Convictions run just as strong among the school’s supporters. “I agree that gardens are great, but we have a crying shortage of class space,” says Ede Snyder, principal of Gale. “If some developer were coming in to build yuppie town houses, I could see opposition taking hold. But we’re talking about the educational future of our children. When you have classrooms in cafeterias and on auditorium stages, how can you be against a school?”
The school board resisted most requests for new classrooms. It pleaded poverty and argued that more classrooms meant less money for salaries, which would increase the likelihood of a strike.
Trion–whose garden includes sunflowers, morning glories, and roses–says local schools should use the garden to help teach botany. “Not many kids ever get the practical experience of weeding, fertilizing, or taking care of life,” she says. “You plant a seed in the ground, and something grows.

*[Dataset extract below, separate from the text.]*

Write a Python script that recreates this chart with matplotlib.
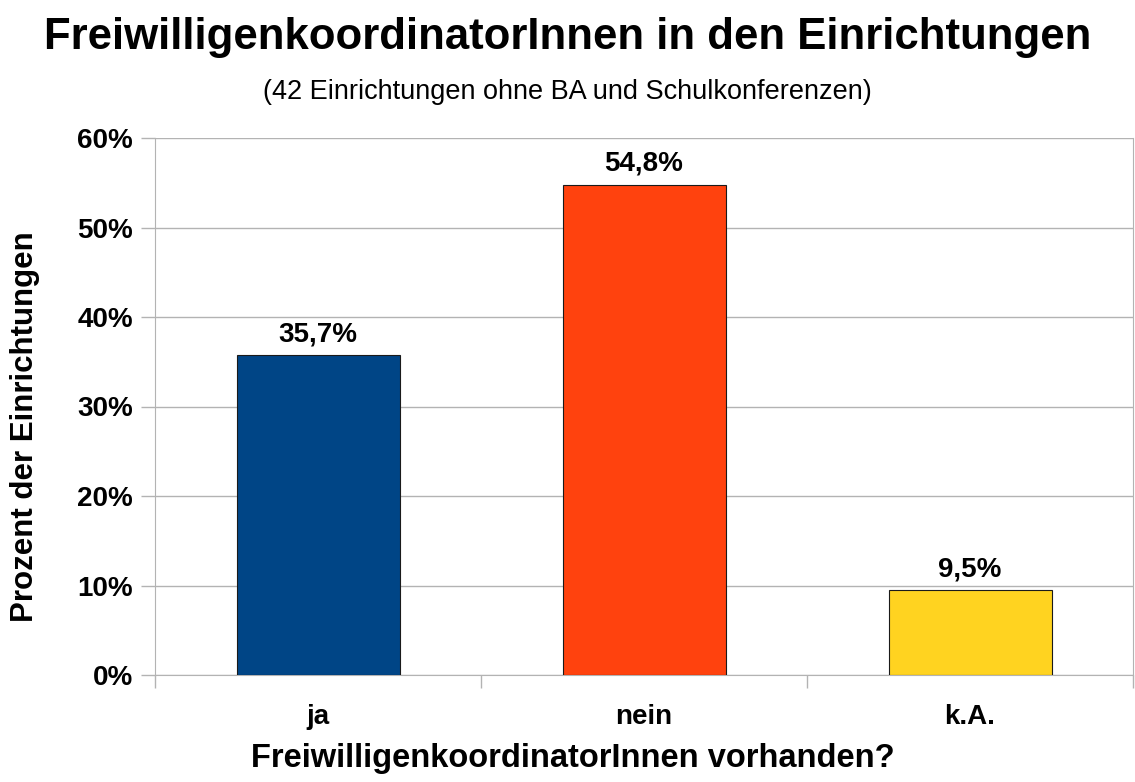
import matplotlib
matplotlib.use("Agg")
import matplotlib.pyplot as plt

plt.rcParams['font.family'] = ['Liberation Sans', 'DejaVu Sans']

categories = ["ja", "nein", "k.A."]
values = [35.7, 54.8, 9.5]
labels = ["35,7%", "54,8%", "9,5%"]
colors = ["#004586", "#ff420e", "#ffd320"]
yticks = [0, 10, 20, 30, 40, 50, 60]

fig = plt.figure(figsize=(11.35, 7.82), dpi=100)
ax = fig.add_axes([155 / 1135, 1 - 675 / 782, (1133 - 155) / 1135, (675 - 138) / 782])

x = range(len(categories))
ax.bar(x, values, width=0.5, color=colors, edgecolor="#1a1a1a", linewidth=0.8, zorder=3)
for xi, v, lab in zip(x, values, labels):
    ax.annotate(lab, (xi, v), xytext=(0, 15), textcoords="offset points",
                ha="center", va="center", fontsize=20, fontweight="bold")

ax.set_xlim(-0.5, 2.5)
ax.set_ylim(0, 60)
ax.set_yticks(yticks)
ax.set_yticklabels([f"{t}%" for t in yticks], fontsize=20, fontweight="bold")
ax.set_xticks([-0.5, 0.5, 1.5, 2.5])
ax.set_xticklabels([])
ax.set_xticks(list(x), minor=True)
ax.set_xticklabels(categories, minor=True, fontsize=20, fontweight="bold")
ax.tick_params(axis="x", which="minor", length=0, pad=21)
ax.tick_params(axis="x", which="major", length=9, color="#b3b3b3", width=1)
ax.tick_params(axis="y", length=10, color="#b3b3b3", width=1, pad=6)
ax.grid(axis="y", color="#b3b3b3", linewidth=1, zorder=0)
for side in ["left", "right", "bottom"]:
    ax.spines[side].set_color("#b3b3b3")
ax.spines["top"].set_visible(False)

ax.set_ylabel("Prozent der Einrichtungen", fontsize=22.5, fontweight="bold", va="center")
ax.yaxis.set_label_coords(-(155 - 25) / 978, 0.5 - 20 / 537)

fig.text(0.5, 1 - 38 / 782, "FreiwilligenkoordinatorInnen in den Einrichtungen",
         ha="center", va="center", fontsize=31.5, fontweight="bold")
fig.text(0.5, 1 - 92 / 782, "(42 Einrichtungen ohne BA und Schulkonferenzen)",
         ha="center", va="center", fontsize=19.5)
fig.text(573 / 1135, 1 - 758 / 782, "FreiwilligenkoordinatorInnen vorhanden?",
         ha="center", va="center", fontsize=23.5, fontweight="bold")

fig.savefig("out.png", dpi=100)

That’s the miracle of life. You can learn to appreciate life.”
For the moment, it’s doubtful that the gardeners can gather enough opposition to block the project. The garden is in the 49th Ward, whose alderman–recently elected Cook County clerk David Orr–is resigning. And none of the candidates running for Orr’s seat has yet taken the gardeners’ side. “I understand why they would be reluctant to get involved,” says Trion. “It’s hard to look like you’re against schools. But we’re not giving up. If our referendum gets a large turnout to vote against the school, that will force the politicians to act.”